— BEGIN RECORDED INFORMATION —

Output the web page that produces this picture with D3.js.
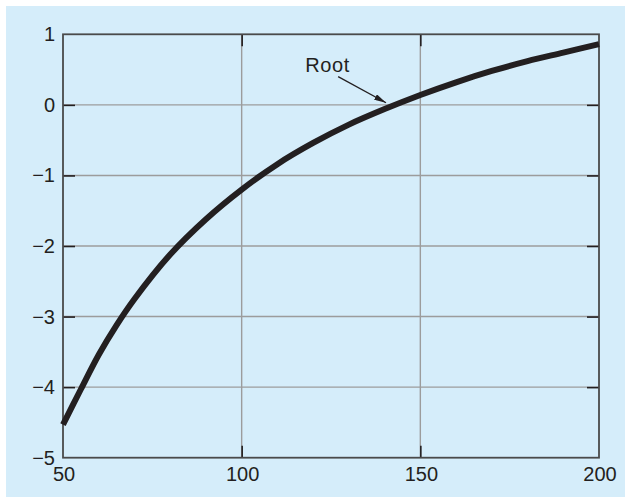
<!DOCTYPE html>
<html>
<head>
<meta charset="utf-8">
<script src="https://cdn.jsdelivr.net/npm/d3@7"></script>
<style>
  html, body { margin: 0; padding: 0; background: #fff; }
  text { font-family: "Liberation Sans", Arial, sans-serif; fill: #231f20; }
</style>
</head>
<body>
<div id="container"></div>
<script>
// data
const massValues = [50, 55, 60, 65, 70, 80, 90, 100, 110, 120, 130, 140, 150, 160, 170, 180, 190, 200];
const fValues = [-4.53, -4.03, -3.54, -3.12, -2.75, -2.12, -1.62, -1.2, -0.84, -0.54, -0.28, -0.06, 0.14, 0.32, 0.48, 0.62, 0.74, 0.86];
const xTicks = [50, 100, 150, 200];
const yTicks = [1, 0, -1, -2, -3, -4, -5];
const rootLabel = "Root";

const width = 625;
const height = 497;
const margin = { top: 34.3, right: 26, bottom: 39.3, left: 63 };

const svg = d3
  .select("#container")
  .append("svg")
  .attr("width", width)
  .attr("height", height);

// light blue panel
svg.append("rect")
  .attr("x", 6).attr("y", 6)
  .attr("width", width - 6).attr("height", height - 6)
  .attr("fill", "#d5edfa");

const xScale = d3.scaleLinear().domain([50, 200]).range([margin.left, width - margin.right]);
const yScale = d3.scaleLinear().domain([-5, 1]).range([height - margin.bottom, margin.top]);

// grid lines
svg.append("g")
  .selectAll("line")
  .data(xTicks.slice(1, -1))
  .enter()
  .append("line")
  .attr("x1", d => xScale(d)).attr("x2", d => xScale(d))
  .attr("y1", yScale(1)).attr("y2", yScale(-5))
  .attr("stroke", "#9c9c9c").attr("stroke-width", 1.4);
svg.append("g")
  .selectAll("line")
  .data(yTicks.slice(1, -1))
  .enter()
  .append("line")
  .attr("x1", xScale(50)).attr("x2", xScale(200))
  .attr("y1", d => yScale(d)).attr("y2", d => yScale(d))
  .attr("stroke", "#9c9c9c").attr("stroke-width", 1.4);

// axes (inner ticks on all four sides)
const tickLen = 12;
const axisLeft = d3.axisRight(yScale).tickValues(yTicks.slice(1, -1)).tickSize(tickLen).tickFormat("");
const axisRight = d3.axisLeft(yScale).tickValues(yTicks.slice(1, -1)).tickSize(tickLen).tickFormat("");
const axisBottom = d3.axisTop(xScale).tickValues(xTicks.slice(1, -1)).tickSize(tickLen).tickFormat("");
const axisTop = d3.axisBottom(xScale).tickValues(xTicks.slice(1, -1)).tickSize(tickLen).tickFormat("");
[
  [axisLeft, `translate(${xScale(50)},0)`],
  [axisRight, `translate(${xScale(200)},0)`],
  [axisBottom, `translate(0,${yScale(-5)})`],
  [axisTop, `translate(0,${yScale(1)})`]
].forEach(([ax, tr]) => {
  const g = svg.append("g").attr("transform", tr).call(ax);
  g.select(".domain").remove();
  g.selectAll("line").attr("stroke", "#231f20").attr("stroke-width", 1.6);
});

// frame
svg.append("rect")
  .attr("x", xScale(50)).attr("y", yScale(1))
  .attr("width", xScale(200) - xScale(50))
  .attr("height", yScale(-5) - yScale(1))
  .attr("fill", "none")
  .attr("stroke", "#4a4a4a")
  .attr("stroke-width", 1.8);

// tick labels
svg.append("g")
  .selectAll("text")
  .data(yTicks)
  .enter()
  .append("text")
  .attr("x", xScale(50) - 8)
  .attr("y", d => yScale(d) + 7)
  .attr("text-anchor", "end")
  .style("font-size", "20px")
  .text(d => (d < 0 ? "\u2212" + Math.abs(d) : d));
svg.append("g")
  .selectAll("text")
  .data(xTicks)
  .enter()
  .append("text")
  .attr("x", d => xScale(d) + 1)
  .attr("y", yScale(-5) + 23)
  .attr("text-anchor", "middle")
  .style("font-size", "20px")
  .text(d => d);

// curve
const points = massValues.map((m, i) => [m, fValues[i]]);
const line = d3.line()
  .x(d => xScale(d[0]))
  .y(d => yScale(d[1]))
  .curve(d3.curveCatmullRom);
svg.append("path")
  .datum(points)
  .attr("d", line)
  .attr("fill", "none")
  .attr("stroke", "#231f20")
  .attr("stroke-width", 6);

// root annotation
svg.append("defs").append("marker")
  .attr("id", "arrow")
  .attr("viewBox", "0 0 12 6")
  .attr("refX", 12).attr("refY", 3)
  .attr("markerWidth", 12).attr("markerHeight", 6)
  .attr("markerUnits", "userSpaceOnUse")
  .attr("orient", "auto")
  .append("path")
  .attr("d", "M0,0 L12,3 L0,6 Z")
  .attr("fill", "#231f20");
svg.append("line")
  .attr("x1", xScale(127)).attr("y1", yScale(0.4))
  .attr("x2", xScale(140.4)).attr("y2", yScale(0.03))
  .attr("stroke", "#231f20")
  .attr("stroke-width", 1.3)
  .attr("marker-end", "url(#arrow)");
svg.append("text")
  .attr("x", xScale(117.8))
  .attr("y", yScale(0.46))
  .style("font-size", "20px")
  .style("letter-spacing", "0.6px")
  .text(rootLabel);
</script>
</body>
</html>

— END RECORDED INFORMATION —

- [STATED TASK]: Return every line above in which the string "picture" occurs.

- [FINAL RESULT]:
Output the web page that produces this picture with D3.js.

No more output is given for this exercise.